> [To be done]:
Every entry that follows should be reproduced exactly.

> [Data lines]:
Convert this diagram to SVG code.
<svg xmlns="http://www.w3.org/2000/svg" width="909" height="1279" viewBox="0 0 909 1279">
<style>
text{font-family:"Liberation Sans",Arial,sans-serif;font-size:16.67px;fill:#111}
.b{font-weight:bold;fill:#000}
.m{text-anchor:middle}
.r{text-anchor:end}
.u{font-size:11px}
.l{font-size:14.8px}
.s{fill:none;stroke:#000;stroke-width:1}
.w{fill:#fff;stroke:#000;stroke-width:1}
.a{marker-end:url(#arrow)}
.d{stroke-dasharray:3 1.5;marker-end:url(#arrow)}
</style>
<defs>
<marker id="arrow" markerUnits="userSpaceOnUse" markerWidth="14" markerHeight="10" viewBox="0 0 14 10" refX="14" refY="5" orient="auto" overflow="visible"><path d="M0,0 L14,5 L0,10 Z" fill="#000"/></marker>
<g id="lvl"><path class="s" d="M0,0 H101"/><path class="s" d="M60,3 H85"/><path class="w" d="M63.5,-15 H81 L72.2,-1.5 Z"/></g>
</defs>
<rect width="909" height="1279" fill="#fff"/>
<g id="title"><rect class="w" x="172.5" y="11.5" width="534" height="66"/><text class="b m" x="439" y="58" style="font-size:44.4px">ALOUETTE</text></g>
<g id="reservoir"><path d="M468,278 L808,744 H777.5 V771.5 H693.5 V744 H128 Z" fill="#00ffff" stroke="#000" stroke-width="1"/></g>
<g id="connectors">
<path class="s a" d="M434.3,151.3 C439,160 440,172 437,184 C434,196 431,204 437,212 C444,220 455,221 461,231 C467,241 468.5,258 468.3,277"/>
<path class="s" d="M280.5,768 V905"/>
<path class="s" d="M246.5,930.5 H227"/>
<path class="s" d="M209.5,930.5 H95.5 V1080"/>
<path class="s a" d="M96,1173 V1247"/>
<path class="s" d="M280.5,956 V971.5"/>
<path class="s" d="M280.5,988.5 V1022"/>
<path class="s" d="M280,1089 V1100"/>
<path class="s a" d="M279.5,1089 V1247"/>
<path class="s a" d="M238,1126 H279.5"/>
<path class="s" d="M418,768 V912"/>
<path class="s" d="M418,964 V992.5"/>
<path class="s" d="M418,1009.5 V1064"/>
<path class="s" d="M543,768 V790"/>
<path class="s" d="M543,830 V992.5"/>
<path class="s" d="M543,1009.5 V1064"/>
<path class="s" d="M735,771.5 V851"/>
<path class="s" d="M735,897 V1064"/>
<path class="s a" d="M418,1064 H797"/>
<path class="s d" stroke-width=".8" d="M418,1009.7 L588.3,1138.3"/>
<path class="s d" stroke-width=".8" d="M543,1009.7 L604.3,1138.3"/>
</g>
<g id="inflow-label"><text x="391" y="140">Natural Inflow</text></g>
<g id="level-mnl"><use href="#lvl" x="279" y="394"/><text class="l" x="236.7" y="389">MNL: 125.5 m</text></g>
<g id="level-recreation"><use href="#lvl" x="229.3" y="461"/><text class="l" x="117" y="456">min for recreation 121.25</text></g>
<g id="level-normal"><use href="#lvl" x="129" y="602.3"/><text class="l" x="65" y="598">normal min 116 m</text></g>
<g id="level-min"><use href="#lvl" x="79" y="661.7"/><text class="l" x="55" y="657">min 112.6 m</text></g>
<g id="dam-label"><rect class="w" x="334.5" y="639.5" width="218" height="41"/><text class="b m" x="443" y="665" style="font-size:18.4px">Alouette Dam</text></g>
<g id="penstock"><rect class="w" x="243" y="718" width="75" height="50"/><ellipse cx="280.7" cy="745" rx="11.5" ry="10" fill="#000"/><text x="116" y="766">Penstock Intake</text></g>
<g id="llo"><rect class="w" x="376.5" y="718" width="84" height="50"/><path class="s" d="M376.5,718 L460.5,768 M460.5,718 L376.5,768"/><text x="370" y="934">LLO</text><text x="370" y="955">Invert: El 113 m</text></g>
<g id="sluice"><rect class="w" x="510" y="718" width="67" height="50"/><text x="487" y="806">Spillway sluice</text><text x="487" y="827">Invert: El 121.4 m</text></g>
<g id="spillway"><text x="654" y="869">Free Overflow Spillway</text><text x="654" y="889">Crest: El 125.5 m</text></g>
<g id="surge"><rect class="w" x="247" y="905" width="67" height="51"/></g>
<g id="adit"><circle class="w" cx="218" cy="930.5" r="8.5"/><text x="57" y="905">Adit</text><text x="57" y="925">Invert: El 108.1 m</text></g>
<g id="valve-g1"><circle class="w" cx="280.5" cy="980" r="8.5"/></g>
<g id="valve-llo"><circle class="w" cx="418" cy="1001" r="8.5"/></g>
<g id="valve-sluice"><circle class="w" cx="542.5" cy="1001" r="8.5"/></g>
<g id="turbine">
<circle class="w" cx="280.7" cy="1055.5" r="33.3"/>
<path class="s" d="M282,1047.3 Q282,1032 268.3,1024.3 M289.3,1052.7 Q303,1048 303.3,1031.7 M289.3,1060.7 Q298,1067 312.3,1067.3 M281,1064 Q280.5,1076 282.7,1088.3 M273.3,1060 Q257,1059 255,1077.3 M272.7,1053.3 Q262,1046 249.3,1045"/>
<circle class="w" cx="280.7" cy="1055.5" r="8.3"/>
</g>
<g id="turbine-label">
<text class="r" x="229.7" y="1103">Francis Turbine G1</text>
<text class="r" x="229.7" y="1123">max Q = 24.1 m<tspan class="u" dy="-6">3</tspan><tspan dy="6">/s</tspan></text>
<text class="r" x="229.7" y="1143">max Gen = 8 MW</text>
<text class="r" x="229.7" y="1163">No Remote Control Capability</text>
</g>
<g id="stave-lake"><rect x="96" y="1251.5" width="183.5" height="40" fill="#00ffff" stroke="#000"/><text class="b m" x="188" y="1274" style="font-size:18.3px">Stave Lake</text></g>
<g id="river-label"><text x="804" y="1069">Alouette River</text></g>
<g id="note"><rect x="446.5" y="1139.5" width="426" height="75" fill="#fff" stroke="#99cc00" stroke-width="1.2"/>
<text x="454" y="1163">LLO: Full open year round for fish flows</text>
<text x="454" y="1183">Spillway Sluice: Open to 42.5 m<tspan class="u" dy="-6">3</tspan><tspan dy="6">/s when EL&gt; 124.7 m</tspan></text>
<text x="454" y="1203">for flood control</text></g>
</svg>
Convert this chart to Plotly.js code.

> [Worked solution]:
Convert this diagram to SVG code.
<svg xmlns="http://www.w3.org/2000/svg" width="909" height="1279" viewBox="0 0 909 1279">
<style>
text{font-family:"Liberation Sans",Arial,sans-serif;font-size:16.67px;fill:#111}
.b{font-weight:bold;fill:#000}
.m{text-anchor:middle}
.r{text-anchor:end}
.u{font-size:11px}
.l{font-size:14.8px}
.s{fill:none;stroke:#000;stroke-width:1}
.w{fill:#fff;stroke:#000;stroke-width:1}
.a{marker-end:url(#arrow)}
.d{stroke-dasharray:3 1.5;marker-end:url(#arrow)}
</style>
<defs>
<marker id="arrow" markerUnits="userSpaceOnUse" markerWidth="14" markerHeight="10" viewBox="0 0 14 10" refX="14" refY="5" orient="auto" overflow="visible"><path d="M0,0 L14,5 L0,10 Z" fill="#000"/></marker>
<g id="lvl"><path class="s" d="M0,0 H101"/><path class="s" d="M60,3 H85"/><path class="w" d="M63.5,-15 H81 L72.2,-1.5 Z"/></g>
</defs>
<rect width="909" height="1279" fill="#fff"/>
<g id="title"><rect class="w" x="172.5" y="11.5" width="534" height="66"/><text class="b m" x="439" y="58" style="font-size:44.4px">ALOUETTE</text></g>
<g id="reservoir"><path d="M468,278 L808,744 H777.5 V771.5 H693.5 V744 H128 Z" fill="#00ffff" stroke="#000" stroke-width="1"/></g>
<g id="connectors">
<path class="s a" d="M434.3,151.3 C439,160 440,172 437,184 C434,196 431,204 437,212 C444,220 455,221 461,231 C467,241 468.5,258 468.3,277"/>
<path class="s" d="M280.5,768 V905"/>
<path class="s" d="M246.5,930.5 H227"/>
<path class="s" d="M209.5,930.5 H95.5 V1080"/>
<path class="s a" d="M96,1173 V1247"/>
<path class="s" d="M280.5,956 V971.5"/>
<path class="s" d="M280.5,988.5 V1022"/>
<path class="s" d="M280,1089 V1100"/>
<path class="s a" d="M279.5,1089 V1247"/>
<path class="s a" d="M238,1126 H279.5"/>
<path class="s" d="M418,768 V912"/>
<path class="s" d="M418,964 V992.5"/>
<path class="s" d="M418,1009.5 V1064"/>
<path class="s" d="M543,768 V790"/>
<path class="s" d="M543,830 V992.5"/>
<path class="s" d="M543,1009.5 V1064"/>
<path class="s" d="M735,771.5 V851"/>
<path class="s" d="M735,897 V1064"/>
<path class="s a" d="M418,1064 H797"/>
<path class="s d" stroke-width=".8" d="M418,1009.7 L588.3,1138.3"/>
<path class="s d" stroke-width=".8" d="M543,1009.7 L604.3,1138.3"/>
</g>
<g id="inflow-label"><text x="391" y="140">Natural Inflow</text></g>
<g id="level-mnl"><use href="#lvl" x="279" y="394"/><text class="l" x="236.7" y="389">MNL: 125.5 m</text></g>
<g id="level-recreation"><use href="#lvl" x="229.3" y="461"/><text class="l" x="117" y="456">min for recreation 121.25</text></g>
<g id="level-normal"><use href="#lvl" x="129" y="602.3"/><text class="l" x="65" y="598">normal min 116 m</text></g>
<g id="level-min"><use href="#lvl" x="79" y="661.7"/><text class="l" x="55" y="657">min 112.6 m</text></g>
<g id="dam-label"><rect class="w" x="334.5" y="639.5" width="218" height="41"/><text class="b m" x="443" y="665" style="font-size:18.4px">Alouette Dam</text></g>
<g id="penstock"><rect class="w" x="243" y="718" width="75" height="50"/><ellipse cx="280.7" cy="745" rx="11.5" ry="10" fill="#000"/><text x="116" y="766">Penstock Intake</text></g>
<g id="llo"><rect class="w" x="376.5" y="718" width="84" height="50"/><path class="s" d="M376.5,718 L460.5,768 M460.5,718 L376.5,768"/><text x="370" y="934">LLO</text><text x="370" y="955">Invert: El 113 m</text></g>
<g id="sluice"><rect class="w" x="510" y="718" width="67" height="50"/><text x="487" y="806">Spillway sluice</text><text x="487" y="827">Invert: El 121.4 m</text></g>
<g id="spillway"><text x="654" y="869">Free Overflow Spillway</text><text x="654" y="889">Crest: El 125.5 m</text></g>
<g id="surge"><rect class="w" x="247" y="905" width="67" height="51"/></g>
<g id="adit"><circle class="w" cx="218" cy="930.5" r="8.5"/><text x="57" y="905">Adit</text><text x="57" y="925">Invert: El 108.1 m</text></g>
<g id="valve-g1"><circle class="w" cx="280.5" cy="980" r="8.5"/></g>
<g id="valve-llo"><circle class="w" cx="418" cy="1001" r="8.5"/></g>
<g id="valve-sluice"><circle class="w" cx="542.5" cy="1001" r="8.5"/></g>
<g id="turbine">
<circle class="w" cx="280.7" cy="1055.5" r="33.3"/>
<path class="s" d="M282,1047.3 Q282,1032 268.3,1024.3 M289.3,1052.7 Q303,1048 303.3,1031.7 M289.3,1060.7 Q298,1067 312.3,1067.3 M281,1064 Q280.5,1076 282.7,1088.3 M273.3,1060 Q257,1059 255,1077.3 M272.7,1053.3 Q262,1046 249.3,1045"/>
<circle class="w" cx="280.7" cy="1055.5" r="8.3"/>
</g>
<g id="turbine-label">
<text class="r" x="229.7" y="1103">Francis Turbine G1</text>
<text class="r" x="229.7" y="1123">max Q = 24.1 m<tspan class="u" dy="-6">3</tspan><tspan dy="6">/s</tspan></text>
<text class="r" x="229.7" y="1143">max Gen = 8 MW</text>
<text class="r" x="229.7" y="1163">No Remote Control Capability</text>
</g>
<g id="stave-lake"><rect x="96" y="1251.5" width="183.5" height="40" fill="#00ffff" stroke="#000"/><text class="b m" x="188" y="1274" style="font-size:18.3px">Stave Lake</text></g>
<g id="river-label"><text x="804" y="1069">Alouette River</text></g>
<g id="note"><rect x="446.5" y="1139.5" width="426" height="75" fill="#fff" stroke="#99cc00" stroke-width="1.2"/>
<text x="454" y="1163">LLO: Full open year round for fish flows</text>
<text x="454" y="1183">Spillway Sluice: Open to 42.5 m<tspan class="u" dy="-6">3</tspan><tspan dy="6">/s when EL&gt; 124.7 m</tspan></text>
<text x="454" y="1203">for flood control</text></g>
</svg>
Convert this chart to Plotly.js code.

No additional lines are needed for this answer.